*SHORT PROBLEM*
Go through the data below and copy it exactly, skipping every picture.

*AVAILABLE DATA*
□ □ □ □

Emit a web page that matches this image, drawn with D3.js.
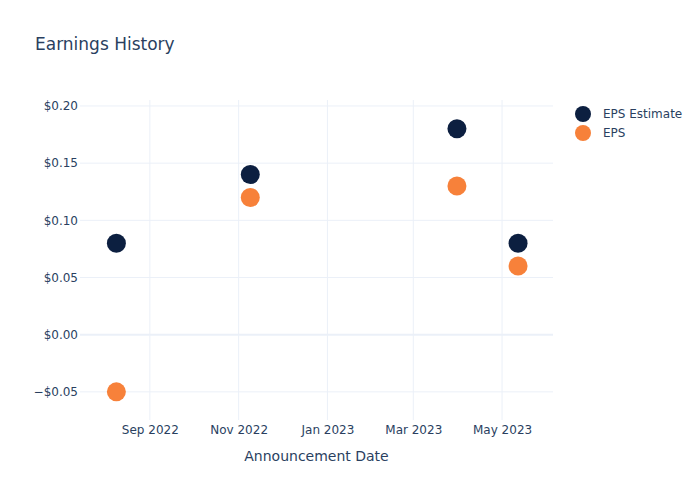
<!DOCTYPE html>
<html><head><meta charset="utf-8">
<script src="https://cdn.jsdelivr.net/npm/d3@7"></script>
<style>body{margin:0;background:#fff}svg{display:block}text{font-family:"DejaVu Sans",sans-serif;fill:#2a3f5f}</style>
</head><body><div id="chart"></div>
<script>
const dates = ["2022-08-09","2022-11-09","2023-03-31","2023-05-12"];
const epsEstimate = [0.08,0.14,0.18,0.08];
const eps = [-0.05,0.12,0.13,0.06];
const seriesNames = ["EPS Estimate","EPS"];
const yTicks = [-0.05,0,0.05,0.10,0.15,0.20];
const xTicks = ["2022-09-01","2022-11-01","2023-01-01","2023-03-01","2023-05-01"];

const W=700,H=500,m={l:80,r:147,t:100,b:80};
const parse=d3.timeParse("%Y-%m-%d");
const svg=d3.select("#chart").append("svg").attr("width",W).attr("height",H);
const x=d3.scaleTime().domain([parse("2022-07-15"),parse("2023-06-05")]).range([m.l,W-m.r]);
const y=d3.scaleLinear().domain([-0.0746,0.2052]).range([H-m.b,m.t]);

// grid
svg.append("g").selectAll("line").data(xTicks).join("line")
  .attr("x1",d=>x(parse(d))).attr("x2",d=>x(parse(d))).attr("y1",m.t).attr("y2",H-m.b)
  .attr("stroke","#ebf0f8").attr("stroke-width",1);
svg.append("g").selectAll("line").data(yTicks).join("line")
  .attr("x1",m.l).attr("x2",W-m.r).attr("y1",d=>y(d)).attr("y2",d=>y(d))
  .attr("stroke","#ebf0f8").attr("stroke-width",d=>d===0?2:1);

// axes using d3 axes
const yAx=svg.append("g").attr("transform",`translate(${m.l},0)`)
  .call(d3.axisLeft(y).tickValues(yTicks).tickSize(0).tickPadding(2)
  .tickFormat(d=>(d<0?"\u2212$":"$")+Math.abs(d).toFixed(2)));
yAx.select(".domain").remove();
yAx.selectAll("text").attr("font-size",12).style("font-family","DejaVu Sans").attr("fill","#2a3f5f");
const xAx=svg.append("g").attr("transform",`translate(0,${H-m.b})`)
  .call(d3.axisBottom(x).tickValues(xTicks.map(parse)).tickSize(0).tickPadding(5)
  .tickFormat(d3.timeFormat("%b %Y")));
xAx.select(".domain").remove();
xAx.selectAll("text").attr("font-size",12).style("font-family","DejaVu Sans").attr("fill","#2a3f5f");

svg.append("text").attr("x",(m.l+W-m.r)/2).attr("y",461).attr("text-anchor","middle")
  .attr("font-size",14).text("Announcement Date");
svg.append("text").attr("x",35).attr("y",50).attr("font-size",17).text("Earnings History");

const colors=["#0c1f40","#f7813a"];
const series=[epsEstimate,eps];
series.forEach((vals,i)=>{
  svg.append("g").selectAll("circle").data(vals).join("circle")
    .attr("cx",(d,j)=>x(parse(dates[j]))).attr("cy",d=>y(d)).attr("r",9.5)
    .attr("fill",colors[i]);
});
// legend
const lg=svg.append("g");
seriesNames.forEach((n,i)=>{
  lg.append("circle").attr("cx",583).attr("cy",114+i*19).attr("r",8).attr("fill",colors[i]);
  lg.append("text").attr("x",603).attr("y",118+i*19).attr("font-size",12).text(n);
});
</script></body></html>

□ □ □ □

*SOLUTION TO THIS TASK*
Emit a web page that matches this image, drawn with D3.js.
<!DOCTYPE html>
<html><head><meta charset="utf-8">
<script src="https://cdn.jsdelivr.net/npm/d3@7"></script>
<style>body{margin:0;background:#fff}svg{display:block}text{font-family:"DejaVu Sans",sans-serif;fill:#2a3f5f}</style>
</head><body><div id="chart"></div>
<script>
const dates = ["2022-08-09","2022-11-09","2023-03-31","2023-05-12"];
const epsEstimate = [0.08,0.14,0.18,0.08];
const eps = [-0.05,0.12,0.13,0.06];
const seriesNames = ["EPS Estimate","EPS"];
const yTicks = [-0.05,0,0.05,0.10,0.15,0.20];
const xTicks = ["2022-09-01","2022-11-01","2023-01-01","2023-03-01","2023-05-01"];

const W=700,H=500,m={l:80,r:147,t:100,b:80};
const parse=d3.timeParse("%Y-%m-%d");
const svg=d3.select("#chart").append("svg").attr("width",W).attr("height",H);
const x=d3.scaleTime().domain([parse("2022-07-15"),parse("2023-06-05")]).range([m.l,W-m.r]);
const y=d3.scaleLinear().domain([-0.0746,0.2052]).range([H-m.b,m.t]);

// grid
svg.append("g").selectAll("line").data(xTicks).join("line")
  .attr("x1",d=>x(parse(d))).attr("x2",d=>x(parse(d))).attr("y1",m.t).attr("y2",H-m.b)
  .attr("stroke","#ebf0f8").attr("stroke-width",1);
svg.append("g").selectAll("line").data(yTicks).join("line")
  .attr("x1",m.l).attr("x2",W-m.r).attr("y1",d=>y(d)).attr("y2",d=>y(d))
  .attr("stroke","#ebf0f8").attr("stroke-width",d=>d===0?2:1);

// axes using d3 axes
const yAx=svg.append("g").attr("transform",`translate(${m.l},0)`)
  .call(d3.axisLeft(y).tickValues(yTicks).tickSize(0).tickPadding(2)
  .tickFormat(d=>(d<0?"\u2212$":"$")+Math.abs(d).toFixed(2)));
yAx.select(".domain").remove();
yAx.selectAll("text").attr("font-size",12).style("font-family","DejaVu Sans").attr("fill","#2a3f5f");
const xAx=svg.append("g").attr("transform",`translate(0,${H-m.b})`)
  .call(d3.axisBottom(x).tickValues(xTicks.map(parse)).tickSize(0).tickPadding(5)
  .tickFormat(d3.timeFormat("%b %Y")));
xAx.select(".domain").remove();
xAx.selectAll("text").attr("font-size",12).style("font-family","DejaVu Sans").attr("fill","#2a3f5f");

svg.append("text").attr("x",(m.l+W-m.r)/2).attr("y",461).attr("text-anchor","middle")
  .attr("font-size",14).text("Announcement Date");
svg.append("text").attr("x",35).attr("y",50).attr("font-size",17).text("Earnings History");

const colors=["#0c1f40","#f7813a"];
const series=[epsEstimate,eps];
series.forEach((vals,i)=>{
  svg.append("g").selectAll("circle").data(vals).join("circle")
    .attr("cx",(d,j)=>x(parse(dates[j]))).attr("cy",d=>y(d)).attr("r",9.5)
    .attr("fill",colors[i]);
});
// legend
const lg=svg.append("g");
seriesNames.forEach((n,i)=>{
  lg.append("circle").attr("cx",583).attr("cy",114+i*19).attr("r",8).attr("fill",colors[i]);
  lg.append("text").attr("x",603).attr("y",118+i*19).attr("font-size",12).text(n);
});
</script></body></html>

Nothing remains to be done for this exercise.